Gattari da legare: Volevo gli anticorpi
Le probabilità di contrarre la toxoplasmosi per una gattara seriale risultata negativa al test
Ieri Mentegatto mi ha fatto venire voglia di raccontarvi una cosa: ogni tanto, presa da un irrefrenabile quanto raro attacco di ipocondria, mi faccio prelevare un bel quartino di sangue e mi faccio analizzare da capo a piedi. L’ultimo attacco l’ho avuto dieci giorni fa e, mentre pensavo a quali malattie tropicali potessi essermi esposta sul divano della mia italianissima casa, un pensiero mi ha fulminata: la toxoplasmosi! Non avevo mai fatto il test. Il giorno dopo, sorriso stampato e certa del risultato positivo, tendo il braccio al medico, fiduciosa. Attendo le 24 ore, vado a prendere i risultati, apro la busta e… negativo! Ma come?
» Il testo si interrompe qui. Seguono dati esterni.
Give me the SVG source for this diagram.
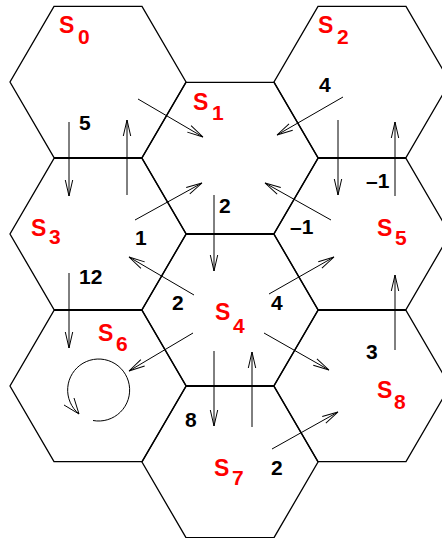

Ho passato 25 anni della mia vita (sono anni, che ho 25 anni) a strettissimo contatto con i gatti; pulisco lettiere da un’eternità, ho avuto gatti incontinenti, giocato da bambina con la terra di giardini che ospitavano gatti, preso randagi dalla strada, subito assalti felini prima, durante e dopo la preparazione del mio cibo, mangiato salami, affettato prosciutti, divorato verdure crude nelle bettole peggiori del Cairo e non ho i miei anticorpi? Ma cosa deve fare di più, una donna? Li voglio, mi spettano, li ho guadagnati sul campo.
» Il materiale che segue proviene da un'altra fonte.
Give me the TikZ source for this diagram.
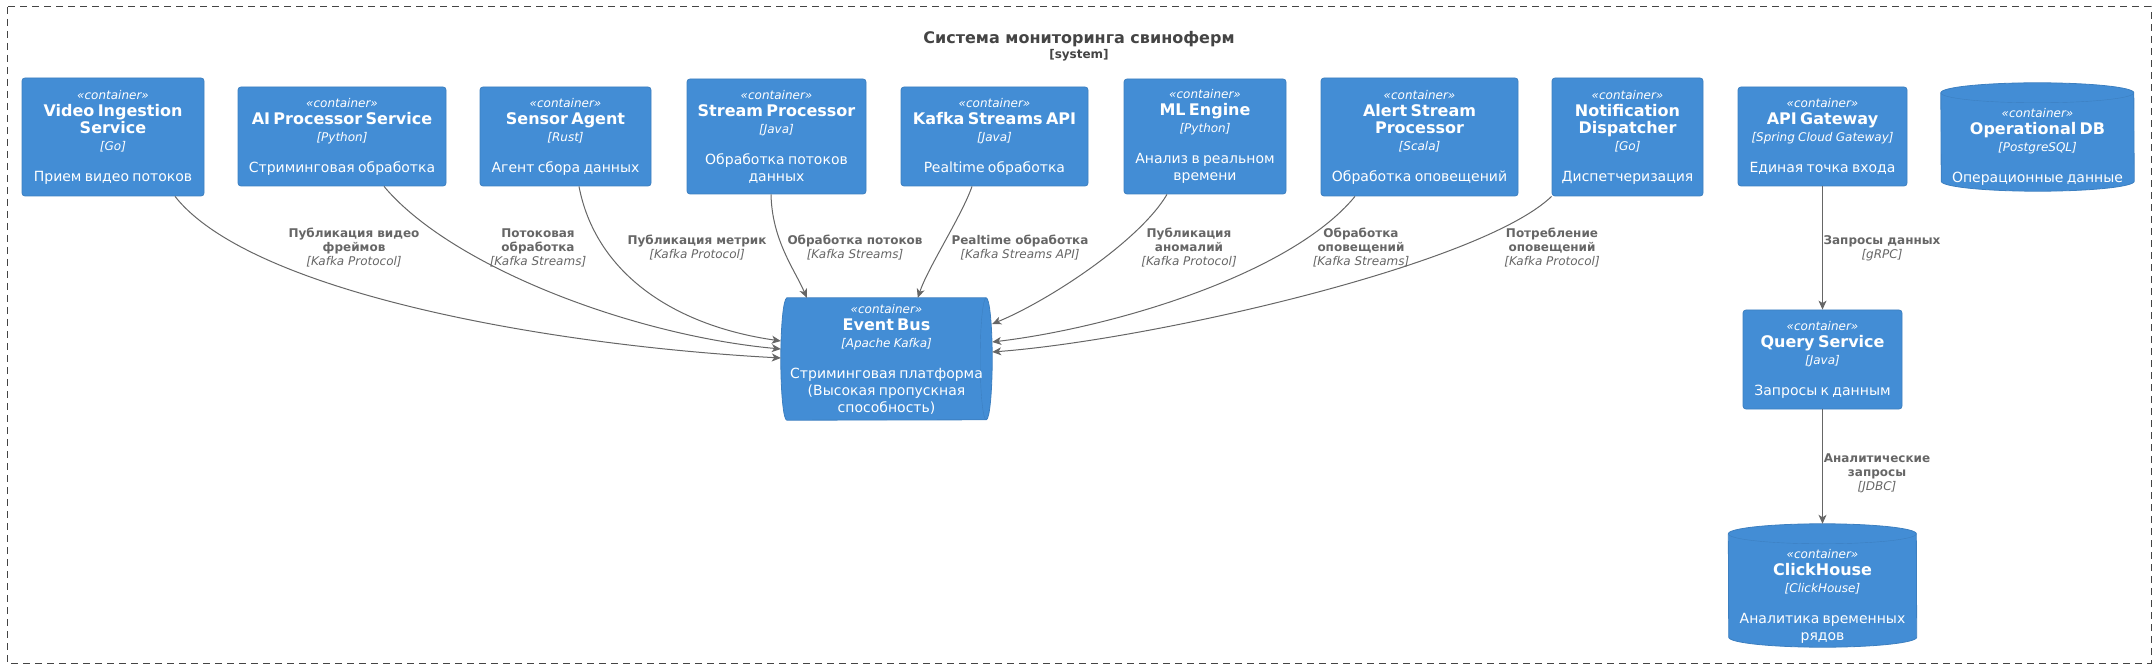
\documentclass[tikz,border=0pt]{standalone}
\usepackage{fontspec}
\setmainfont{DejaVu Sans}
\usetikzlibrary{arrows.meta}
\usetikzlibrary{backgrounds}
\usetikzlibrary{calc}
\usetikzlibrary{positioning}

\definecolor{c4blue}{HTML}{438DD5}
\definecolor{c4line}{HTML}{3C7FC0}
\definecolor{relgray}{HTML}{666666}
\definecolor{bndgray}{HTML}{444444}

% text of one container: title, technology, description
\newcommand{\ctext}[3]{%
  \parindent=0pt
  {\fontsize{12}{14}\selectfont\itshape «container»\par}%
  {\fontsize{16}{17}\selectfont\bfseries #1\par}%
  {\fontsize{12}{17}\selectfont\itshape [#2]\par}%
  \vspace{14pt}%
  {\fontsize{14}{17}\selectfont #3\par}}

\tikzset{
  cbox/.style={align=center, inner sep=0pt, text=white},
  cont/.style={cbox, fill=c4blue, draw=c4line, line width=0.8pt, rounded corners=3pt},
  shapefill/.style={fill=c4blue, draw=c4line, line width=0.8pt},
  rel/.style={draw=relgray, line width=1pt, -{Stealth[length=9pt,width=8pt,inset=2.5pt]}},
  rlabel/.style={align=center, inner sep=0pt, text=relgray, font=\fontsize{12}{14}\selectfont}
}

\begin{document}
\begin{tikzpicture}[x=1pt, y=1pt]
  \useasboundingbox (0,0) rectangle (2155,-668);

  % system boundary
  \draw[bndgray, line width=1pt, dash pattern=on 7pt off 5pt] (7,-7) rectangle (2151,-663);
  \node[inner sep=0pt, text=bndgray, font=\fontsize{16}{19}\selectfont\bfseries] (systitle) at (1079,-39) {Система мониторинга свиноферм};
  \node[inner sep=0pt, text=bndgray, font=\fontsize{12}{14}\selectfont\bfseries, below=2pt of systitle] (systype) {[system]};

  % top row
  \node[cont, text width=182pt, minimum height=118pt] (video) at (113,-137) {\ctext{Video Ingestion\\Service}{Go}{Прием видео потоков}};
  \node[cont, text width=208pt, minimum height=99pt] (aiproc) at (342,-136.5) {\ctext{AI Processor Service}{Python}{Стриминговая обработка}};
  \node[cont, text width=171pt, minimum height=99pt] (sensor) at (565.5,-136.5) {\ctext{Sensor Agent}{Rust}{Агент сбора данных}};
  \node[cont, text width=179pt, minimum height=115pt] (stream) at (776.5,-136.5) {\ctext{Stream Processor}{Java}{Обработка потоков\\данных}};
  \node[cont, text width=187pt, minimum height=99pt] (kstreams) at (994.5,-136.5) {\ctext{Kafka Streams API}{Java}{Pealtime обработка}};
  \node[cont, text width=162pt, minimum height=115pt] (mleng) at (1205,-136.5) {\ctext{ML Engine}{Python}{Анализ в реальном\\времени}};
  \node[cont, text width=197pt, minimum height=118pt] (alert) at (1419.5,-137) {\ctext{Alert Stream\\Processor}{Scala}{Обработка оповещений}};
  \node[cont, text width=151pt, minimum height=118pt] (notify) at (1627.5,-137) {\ctext{Notification\\Dispatcher}{Go}{Диспетчеризация}};
  \node[cont, text width=169pt, minimum height=99pt] (gateway) at (1822.5,-136.5) {\ctext{API Gateway}{Spring Cloud Gateway}{Единая точка входа}};
  \node[cbox, minimum width=193pt, minimum height=108pt] (opdb) at (2037.5,-137) {};
  \node[cbox, text width=193pt] (opdbtext) at ($(opdb.center)+(0,-9.5)$) {\ctext{Operational DB}{PostgreSQL}{Операционные данные}};

  % lower nodes
  \node[cbox, text width=211pt, minimum height=122pt] (evbus) at (886.5,-359) {\ctext{Event Bus}{Apache Kafka}{Стриминговая платформа\\(Высокая пропускная\\способность)}};
  \node[cont, text width=159pt, minimum height=99pt] (query) at (1822.5,-359.5) {\ctext{Query Service}{Java}{Запросы к данным}};
  \node[cbox, minimum width=188pt, minimum height=123pt] (chouse) at (1822.5,-585.5) {};
  \node[cbox, text width=188pt] (chousetext) at ($(chouse.center)+(0,-10.5)$) {\ctext{ClickHouse}{ClickHouse}{Аналитика временных\\рядов}};

  % queue and database shapes
  \begin{scope}[on background layer]
    \path[shapefill] ($(evbus.north west)+(6,0)$) -- ($(evbus.north east)+(-6,0)$)
      arc[start angle=90, end angle=-90, x radius=6, y radius=61]
      -- ($(evbus.south west)+(6,0)$)
      arc[start angle=270, end angle=90, x radius=6, y radius=61] -- cycle;
    \draw[c4line] ($(evbus.north east)+(-6,0)$) arc[start angle=90, end angle=270, x radius=6, y radius=61];

    \path[shapefill] ($(opdb.north west)+(0,-10)$)
      arc[start angle=180, end angle=0, x radius=96.5, y radius=10]
      -- ($(opdb.south east)+(0,10)$)
      arc[start angle=0, end angle=-180, x radius=96.5, y radius=10] -- cycle;
    \draw[c4line] ($(opdb.north west)+(0,-10)$) arc[start angle=180, end angle=360, x radius=96.5, y radius=10];

    \path[shapefill] ($(chouse.north west)+(0,-10)$)
      arc[start angle=180, end angle=0, x radius=94, y radius=10]
      -- ($(chouse.south east)+(0,10)$)
      arc[start angle=0, end angle=-180, x radius=94, y radius=10] -- cycle;
    \draw[c4line] ($(chouse.north west)+(0,-10)$) arc[start angle=180, end angle=360, x radius=94, y radius=10];
  \end{scope}

  % relations into the event bus
  \draw[rel] ($(video.south)+(62,0)$) .. controls +(75,-95) and +(-239,13) .. ($(evbus.west)+(0,1)$);
  \draw[rel] ($(aiproc.south)+(42,0)$) .. controls +(66,-79) and +(-151,14) .. ($(evbus.west)+(0,10)$);
  \draw[rel] ($(sensor.south)+(13.5,0)$) .. controls +(16,-84) and +(-111,16) .. ($(evbus.west)+(0,18)$);
  \draw[rel] ($(stream.south)+(-5.5,0)$) .. controls +(1,-46) and +(-12,28) .. ($(evbus.north west)+(26,0)$);
  \draw[rel] ($(kstreams.south)+(-22.5,0)$) .. controls +(-10,-29) and +(10,30) .. ($(evbus.north west)+(137,0)$);
  \draw[rel] ($(mleng.south)+(-38,0)$) .. controls +(-27,-46) and +(58,24) .. ($(evbus.east)+(0,35)$);
  \draw[rel] ($(alert.south)+(-64.5,0)$) .. controls +(-65,-79) and +(118,14) .. ($(evbus.east)+(0,17)$);
  \draw[rel] (notify.south west) .. controls +(-72,-69) and +(158,12) .. ($(evbus.east)+(0,7)$);

  % query path
  \draw[rel] (gateway.south) -- (query.north);
  \draw[rel] (query.south) -- (chouse.north);

  % relation labels
  \node[rlabel] (lvideo) at (354,-248) {\textbf{Публикация видео}\\\textbf{фреймов}\\\textit{[Kafka Protocol]}};
  \node[rlabel] (laiproc) at (538,-248) {\textbf{Потоковая}\\\textbf{обработка}\\\textit{[Kafka Streams]}};
  \node[rlabel] (lsensor) at (697,-248) {\textbf{Публикация метрик}\\\textit{[Kafka Protocol]}};
  \node[rlabel] (lstream) at (855,-248) {\textbf{Обработка потоков}\\\textit{[Kafka Streams]}};
  \node[rlabel] (lkstreams) at (1020,-248) {\textbf{Pealtime обработка}\\\textit{[Kafka Streams API]}};
  \node[rlabel] (lmleng) at (1189,-248) {\textbf{Публикация}\\\textbf{аномалий}\\\textit{[Kafka Protocol]}};
  \node[rlabel] (lalert) at (1361,-248) {\textbf{Обработка}\\\textbf{оповещений}\\\textit{[Kafka Streams]}};
  \node[rlabel] (lnotify) at (1552,-248) {\textbf{Потребление}\\\textbf{оповещений}\\\textit{[Kafka Protocol]}};
  \node[rlabel] (lgateway) at (1882,-248) {\textbf{Запросы данных}\\\textit{[gRPC]}};
  \node[rlabel] (lquery) at (1877,-473) {\textbf{Аналитические}\\\textbf{запросы}\\\textit{[JDBC]}};
\end{tikzpicture}
\end{document}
Forse è colpa di mia madre e dei suoi “lavati le mani!” o, semplicemente, del mio corpo, capace di prendere una bronchite se non sono vestita come un’eschimese raffreddata, ma del tutto refrattario ai virus. Magari la spiegazione è più semplice: sono stata fortunata, e la toxo non è così facile da contrarre. Ma cercate di capirmi: a una gattara della mia età, che non sarà di 25 anni ma è non moltissimo di più, degli anticorpi alla toxoplasmosi fanno sempre comodo. Penso ai cacciatori (e ai serial killer. Strana associazione di idee), che hanno i loro trofei. Anch’io volevo il mio: “quelle sono le corna di un alce che ho ucciso l’anno scorso”. “Ah sì? Vuoi vedere le mie analisi?”.